• **What you will do**: Leave the pictures out. Return all other data exactly.

• **Data section**:
○ ○ ○ ○
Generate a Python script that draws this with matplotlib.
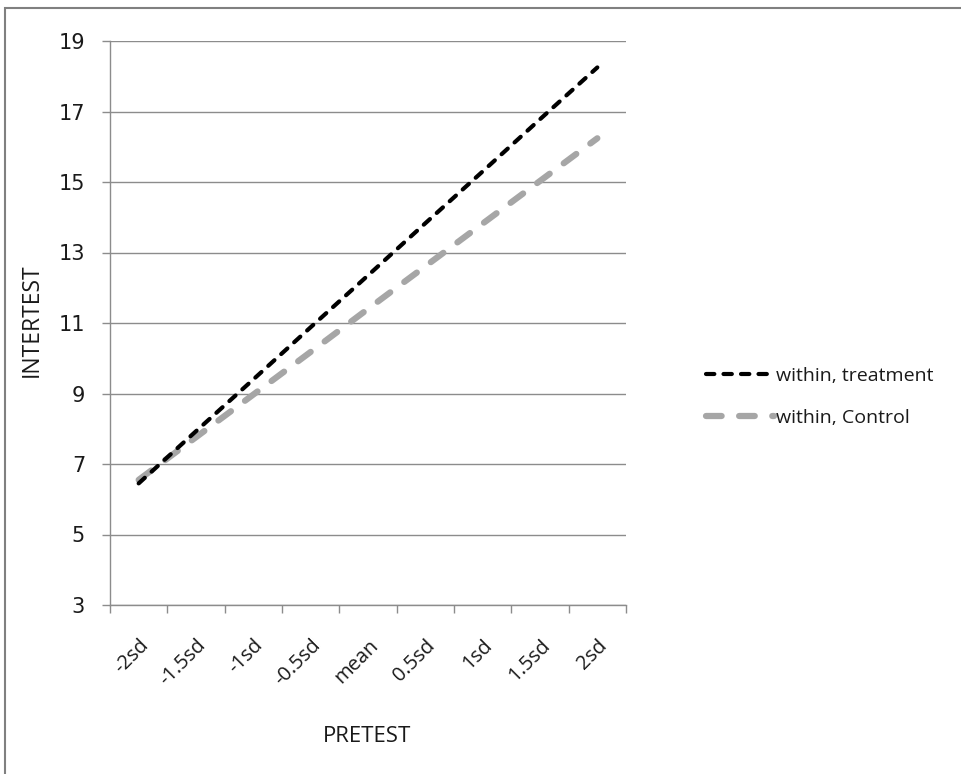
import matplotlib
matplotlib.use("Agg")
import matplotlib.pyplot as plt
from matplotlib.patches import Rectangle

categories = ["-2sd", "-1.5sd", "-1sd", "-0.5sd", "mean", "0.5sd", "1sd", "1.5sd", "2sd"]
treatment = [6.45, 7.93, 9.40, 10.88, 12.35, 13.83, 15.30, 16.78, 18.25]
control = [6.55, 7.76, 8.97, 10.18, 11.40, 12.61, 13.82, 15.03, 16.24]
yticks = [3, 5, 7, 9, 11, 13, 15, 17, 19]
series_names = ["within, treatment", "within, Control"]

W, H = 961, 774
fig = plt.figure(figsize=(W / 100, H / 100), dpi=100)
fig.patch.set_facecolor("white")

# outer chart border
fig.patches.append(Rectangle((5 / W, -0.05), 1.1, 1 - 8 / H + 0.05, transform=fig.transFigure,
                             fill=False, edgecolor="#808080", linewidth=1.5))

ax = fig.add_axes([110 / W, 1 - 605 / H, (626 - 110) / W, (605 - 41) / H])
n = len(categories)
xs = [i + 0.5 for i in range(n)]

ax.plot(xs, treatment, color="black", linewidth=3.0, dashes=(2.0, 2.2),
        dash_capstyle="round", solid_capstyle="round", label=series_names[0], zorder=3)
ax.plot(xs, control, color="#A6A6A6", linewidth=4.5, dashes=(2.5, 2.8),
        dash_capstyle="round", solid_capstyle="round", label=series_names[1], zorder=2)

ax.set_xlim(0, n)
ax.set_ylim(3, 19)
ax.set_yticks(yticks)
ax.set_yticklabels([str(v) for v in yticks], fontfamily="DejaVu Sans", fontsize=15, color="#1a1a1a")
ax.grid(axis="y", color="#8c8c8c", linewidth=1.0)
ax.set_axisbelow(True)

ax.set_xticks(range(n + 1))
ax.set_xticklabels([""] * (n + 1))
ax.set_xticks(xs, minor=True)
ax.set_xticklabels(categories, minor=True, rotation=45, ha="right", va="top",
                   rotation_mode="anchor", fontfamily="Open Sans", fontsize=14.5, color="#1a1a1a")
ax.tick_params(axis="x", which="minor", length=0, pad=22)
ax.tick_params(axis="x", which="major", length=6, color="#8c8c8c", width=1.0)
ax.tick_params(axis="y", length=6, color="#8c8c8c", width=1.0, pad=12)

for s in ["top", "right"]:
    ax.spines[s].set_visible(False)
for s in ["left", "bottom"]:
    ax.spines[s].set_color("#8c8c8c")
    ax.spines[s].set_linewidth(1.0)

fig.text(367 / W, 1 - 737 / H, "PRETEST", ha="center", va="center",
         fontfamily="Open Sans", fontsize=16, color="#1a1a1a")
fig.text(32 / W, 1 - 320 / H, "INTERTEST", ha="center", va="center", rotation=90,
         fontfamily="Open Sans", fontsize=16.5, color="#1a1a1a")

leg = fig.legend(loc="center left", bbox_to_anchor=(688 / W, 1 - 397 / H), frameon=False,
                 handlelength=3.5, handletextpad=0.1, labelspacing=1.25,
                 prop={"family": "Open Sans", "size": 14})
for t in leg.get_texts():
    t.set_color("#1a1a1a")

fig.savefig("out.png", dpi=100)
○ ○ ○ ○
• **Complete response**:
Generate a Python script that draws this with matplotlib.
import matplotlib
matplotlib.use("Agg")
import matplotlib.pyplot as plt
from matplotlib.patches import Rectangle

categories = ["-2sd", "-1.5sd", "-1sd", "-0.5sd", "mean", "0.5sd", "1sd", "1.5sd", "2sd"]
treatment = [6.45, 7.93, 9.40, 10.88, 12.35, 13.83, 15.30, 16.78, 18.25]
control = [6.55, 7.76, 8.97, 10.18, 11.40, 12.61, 13.82, 15.03, 16.24]
yticks = [3, 5, 7, 9, 11, 13, 15, 17, 19]
series_names = ["within, treatment", "within, Control"]

W, H = 961, 774
fig = plt.figure(figsize=(W / 100, H / 100), dpi=100)
fig.patch.set_facecolor("white")

# outer chart border
fig.patches.append(Rectangle((5 / W, -0.05), 1.1, 1 - 8 / H + 0.05, transform=fig.transFigure,
                             fill=False, edgecolor="#808080", linewidth=1.5))

ax = fig.add_axes([110 / W, 1 - 605 / H, (626 - 110) / W, (605 - 41) / H])
n = len(categories)
xs = [i + 0.5 for i in range(n)]

ax.plot(xs, treatment, color="black", linewidth=3.0, dashes=(2.0, 2.2),
        dash_capstyle="round", solid_capstyle="round", label=series_names[0], zorder=3)
ax.plot(xs, control, color="#A6A6A6", linewidth=4.5, dashes=(2.5, 2.8),
        dash_capstyle="round", solid_capstyle="round", label=series_names[1], zorder=2)

ax.set_xlim(0, n)
ax.set_ylim(3, 19)
ax.set_yticks(yticks)
ax.set_yticklabels([str(v) for v in yticks], fontfamily="DejaVu Sans", fontsize=15, color="#1a1a1a")
ax.grid(axis="y", color="#8c8c8c", linewidth=1.0)
ax.set_axisbelow(True)

ax.set_xticks(range(n + 1))
ax.set_xticklabels([""] * (n + 1))
ax.set_xticks(xs, minor=True)
ax.set_xticklabels(categories, minor=True, rotation=45, ha="right", va="top",
                   rotation_mode="anchor", fontfamily="Open Sans", fontsize=14.5, color="#1a1a1a")
ax.tick_params(axis="x", which="minor", length=0, pad=22)
ax.tick_params(axis="x", which="major", length=6, color="#8c8c8c", width=1.0)
ax.tick_params(axis="y", length=6, color="#8c8c8c", width=1.0, pad=12)

for s in ["top", "right"]:
    ax.spines[s].set_visible(False)
for s in ["left", "bottom"]:
    ax.spines[s].set_color("#8c8c8c")
    ax.spines[s].set_linewidth(1.0)

fig.text(367 / W, 1 - 737 / H, "PRETEST", ha="center", va="center",
         fontfamily="Open Sans", fontsize=16, color="#1a1a1a")
fig.text(32 / W, 1 - 320 / H, "INTERTEST", ha="center", va="center", rotation=90,
         fontfamily="Open Sans", fontsize=16.5, color="#1a1a1a")

leg = fig.legend(loc="center left", bbox_to_anchor=(688 / W, 1 - 397 / H), frameon=False,
                 handlelength=3.5, handletextpad=0.1, labelspacing=1.25,
                 prop={"family": "Open Sans", "size": 14})
for t in leg.get_texts():
    t.set_color("#1a1a1a")

fig.savefig("out.png", dpi=100)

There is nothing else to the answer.